The new House Select Committee on the Climate Crisis, which Castor leads, will also devise its own plan to meet the Paris goal.
Democrats know this isn’t enough—and they are willing to say so. “This is a step in the right direction,” said Representative Mike Levin of California, another member of the climate-crisis committee. “There’s so much more we must do. H.R. 9 is a down payment.”
But what should Democrats do? Here it gets dicey. At the press conference on Wednesday, senators expressed a strikingly divergent set of goals for their new climate committee. Senator Sheldon Whitehouse of Rhode Island said he hoped it would attack Republicans, oil companies, and “phony baloney” climate deniers. “We are going to have fun,” he said. Senator Michael Bennet of Colorado, meanwhile, lauded the Republicans’ “honorable legacy” of environmental legislation. He hoped the group could set up an eventual bipartisan climate bill.
Schatz, the chair of the panel, would have to serve as “chief cat herder” on the issue, one of the members joked. And Schatz, perhaps aware of his tough mandate, refused to say whether any eventual climate bill would aim to keep global warming below a certain number of degrees, or emissions below a certain level. He promised only that Democrats would take action commensurate with the problem.
Looming over the proceedings of both houses of Congress this week was the Green New Deal, which—for all its vagueness—has generated more debate over climate policy than anything else has in years. On Tuesday, Republicans in the Senate roundly defeated the progressive resolution, 57–0. All but three Senate Democrats essentially abstained from the tally, voting only “present.” On Wednesday, Schumer thanked Majority Leader Mitch McConnell for holding that vote, saying that it underlined that Democrats want to do something about climate change and Republicans don’t. (Which is true, as it goes.) But when a reporter asked Schumer whether the new committee had been founded in response to the Green New Deal, he avoided the question. Schatz then intervened, and recognized the activists indirectly: “Whenever the cause, we certainly feel like we have momentum. We have the moral high ground,” he said.

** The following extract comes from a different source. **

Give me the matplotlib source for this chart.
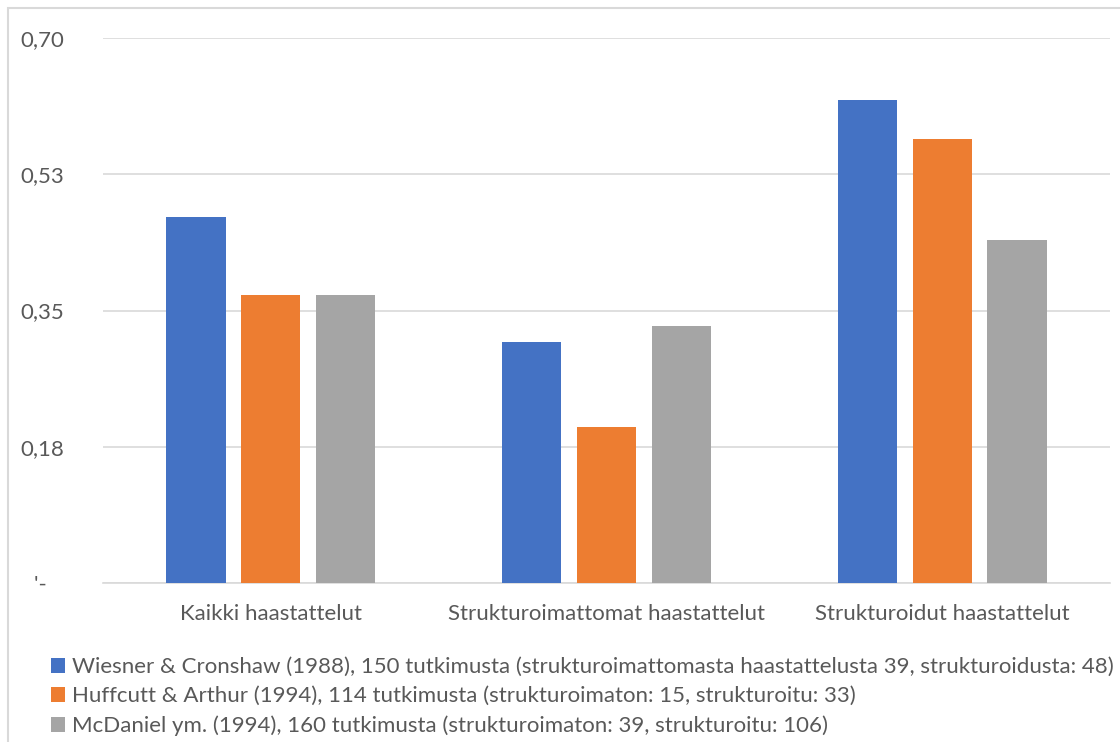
import matplotlib
matplotlib.use("Agg")
import matplotlib.pyplot as plt
import numpy as np
from matplotlib.patches import Rectangle

plt.rcParams['font.family'] = ['Lato', 'DejaVu Sans']

categories = ['Kaikki haastattelut', 'Strukturoimattomat haastattelut', 'Strukturoidut haastattelut']
series_names = [
    'Wiesner & Cronshaw (1988), 150 tutkimusta (strukturoimattomasta haastattelusta 39, strukturoidusta: 48)',
    'Huffcutt & Arthur (1994), 114 tutkimusta (strukturoimaton: 15, strukturoitu: 33)',
    'McDaniel ym. (1994), 160 tutkimusta (strukturoimaton: 39, strukturoitu: 106)',
]
wiesner = [0.47, 0.31, 0.62]
huffcutt = [0.37, 0.20, 0.57]
mcdaniel = [0.37, 0.33, 0.44]
yticks = [0, 0.175, 0.35, 0.525, 0.70]
ytick_labels = ["'-   ", '0,18', '0,35', '0,53', '0,70']

colors = ['#4472c4', '#ed7d31', '#a5a5a5']
text_col = '#595959'
grid_col = '#d9d9d9'
fs = 16

fig = plt.figure(figsize=(11.2, 7.42), dpi=100)
ax = fig.add_axes([103 / 1120, 1 - 583 / 742, 1007 / 1120, 545 / 742])

x = np.arange(len(categories))
w = 0.176
off = 0.223
for i, vals in enumerate([wiesner, huffcutt, mcdaniel]):
    ax.bar(x + (i - 1) * off, vals, width=w, color=colors[i], label=series_names[i], zorder=3)

ax.set_xlim(-0.5, 2.5)
ax.set_ylim(0, 0.70)
ax.set_yticks(yticks)
ax.set_yticklabels(ytick_labels, fontsize=fs, color=text_col)
ax.set_xticks(x)
ax.set_xticklabels(categories, fontsize=fs, color=text_col)
ax.tick_params(axis='y', length=0, pad=28)
ax.tick_params(axis='x', length=0, pad=15)
ax.yaxis.grid(True, color=grid_col, lw=1.2, zorder=0)
for s in ['top', 'right', 'left']:
    ax.spines[s].set_visible(False)
ax.spines['bottom'].set_color(grid_col)
ax.spines['bottom'].set_linewidth(1.2)

leg = fig.legend(loc='upper left', bbox_to_anchor=(51 / 1120, 1 - 657 / 742),
                 frameon=False, fontsize=fs, handlelength=0.65, handleheight=0.65,
                 handletextpad=0.3, labelspacing=0.42, borderaxespad=0, borderpad=0)
for t in leg.get_texts():
    t.set_color(text_col)

# chart border (cut off at right and bottom)
fig.patches.append(Rectangle((8 / 1120, -0.1), 1.2, 1 - 8 / 742 + 0.1, transform=fig.transFigure,
                             fill=False, edgecolor=grid_col, lw=1.5))

fig.savefig('out.png', dpi=100)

But legislators may have a harder time talking in those moral terms. Earlier in the week, dozens of activists associated with the Sunrise Movement—the youth-led group that first brought national attention to the Green New Deal—lined up outside the Capitol dome. They wore shirts with a clear, if philosophically interesting, demand: “We have a right to a GOOD JOB and a LIVABLE FUTURE.”
“The Green New Deal is more than a resolution; it is a revolution,” declared Senator Edward Markey of Massachusetts, who sponsored the original resolution with Representative Alexandria Ocasio-Cortez. (Markey is also on the new Democratic climate committee.) He was one of several senators to criticize McConnell. Senator Kirsten Gillibrand of New York compared the Green New Deal to President John F. Kennedy’s moonshot. Senator Jeff Merkley of Oregon led the assembled activists in cheers.